The sloppy writing extends to many characters essentially shrugging their shoulders and going along with things. Everyone evacuates without any question even though it’s evident that the army are suspicious no-good-niks. (They also use the civil defense siren to do so, bizarrely not terrifying anyone as to an imminent soviet nuclear attack.) Every other bloke Joe’s dad talks to is dull-witted.
“Jesus, Pete, you’re really whaling on this! Was it really all that bad?”
Well no, there were good things, I’m first to admit. Abrams still really knows how to frame a shot. There’s some beautiful stuff in this. Small town America has never looked better, and his sense of location and the character of location is impeccable. There are some thrilling moments. A sort-of-battle involving the army in the town looks amazing. The film manages one truly special, magical moment with a simple scene where the kids set up for making their film at the train station. There’s a very sweet scene between Alice and Joe where he’s applying make-up to Alice – and quickly falling in love, it’s superbly played by both Elle and Joel. Ineed, Elle Fanning is pretty superb in this, despite not getting much to do character wise. She's an uncannily good young actress, I kind of wish the film had been about her instead. (But no, Spielberg always followed the lad, not the lass, so Joel's the one we're working with here.) There are good ‘hidden monster’ bits like at the gas station (Kelvin shout-out!) and during his dad’s ‘I’m the new Law in Town’ crisis management scenes the film picks up a bit of pace and interest – if being remarkably deriative still. And the train crash is genuinely amazing. Somewhat tellingly, best of all is the actual Super-8 film at the end, which is faster, funnier and cuter than the main feature.

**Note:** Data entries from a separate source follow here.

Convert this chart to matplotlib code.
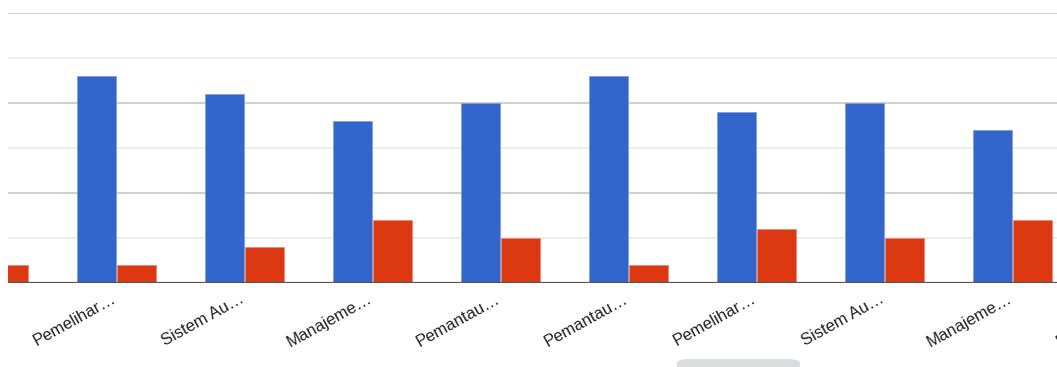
import numpy as np
import matplotlib.pyplot as plt
from matplotlib.patches import FancyBboxPatch
from matplotlib.transforms import blended_transform_factory

plt.rcParams['font.family'] = ['Liberation Sans', 'DejaVu Sans']

# categorias (a janela mostra so parte do grafico rolavel)
labels = ['Sistem Au…', 'Pemelihar…', 'Sistem Au…', 'Manajeme…', 'Pemantau…',
          'Pemantau…', 'Pemelihar…', 'Sistem Au…', 'Manajeme…', 'Pemantau…']
azul = [21, 23, 21, 18, 20, 23, 19, 20, 17, 20]
vermelho = [2, 2, 4, 7, 5, 2, 6, 5, 7, 5]

W, H = 1057, 367
fig = plt.figure(figsize=(W / 100, H / 100), dpi=100)

# area do grafico em pixels: x de 8 ate a borda, y de 13 ate 283
ax = fig.add_axes([8 / W, 1 - 283 / H, 1 - 8 / W, 270 / H])

x = np.arange(len(labels))
larg = 0.30
ax.bar(x - 0.152, azul, larg, color='#3366cc', edgecolor='#7fa0e0', linewidth=0.6, zorder=3)
ax.bar(x + 0.160, vermelho, larg, color='#dc3912', edgecolor='#ee8a72', linewidth=0.6, zorder=3)

ax.set_ylim(0, 30)
ax.set_xlim((8 - 116) / 128 + 1, (W - 116) / 128 + 1)

# linhas de grade: fortes a cada 10, fracas a cada 5
for v in range(5, 31, 5):
    cor = '#cccccc' if v % 10 == 0 else '#ebebeb'
    ax.axhline(v, color=cor, linewidth=1.3, zorder=1)
ax.axhline(0, color='#555555', linewidth=1.6, zorder=4)

for s in ax.spines.values():
    s.set_visible(False)
ax.set_xticks([])
ax.set_yticks([])

# rotulos inclinados abaixo do eixo
trans = blended_transform_factory(ax.transData, ax.transAxes)
for xi, lab in zip(x, labels):
    ax.text(xi + 0.01, -0.07, lab, transform=trans, rotation=29,
            rotation_mode='anchor', ha='right', va='baseline',
            fontsize=12, color='#222222', clip_on=False)

# barra de rolagem
fig.patches.append(FancyBboxPatch((677 / W, -4 / H), 123 / W, 12 / H,
                                  boxstyle='round,pad=0,rounding_size=0.012',
                                  transform=fig.transFigure, facecolor='#dadce0',
                                  edgecolor='none'))

fig.savefig('out.png', dpi=100)
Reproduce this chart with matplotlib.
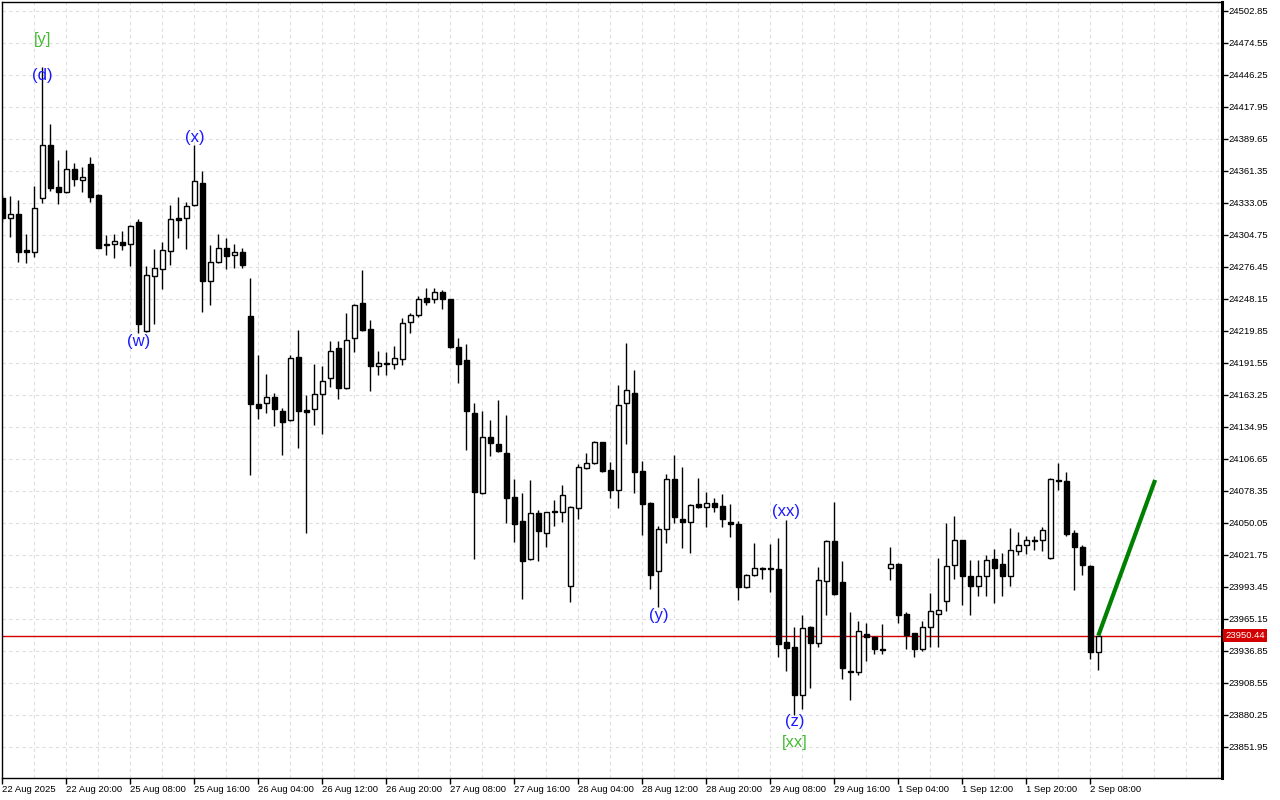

In a way it’s the presence of the good things that makes it even more infuriating. Some of the visuals are so lush – I really want to photograph that town myself, for instance – and some of the moments so effective, that the general sloppy nature of the film and the half-hearted ‘will-this-do?’ approach to the plot makes me genuinely slightly cross.
Two talents like Abrams and Spielberg should be trying harder than this. This is nothing but a clumsy, ploddingly plotted, somewhat badly acted and, poorly scripted copy of a better batch of films. Ironic really, since that’s what the kid’s Super-8 effort itself is supposed to be.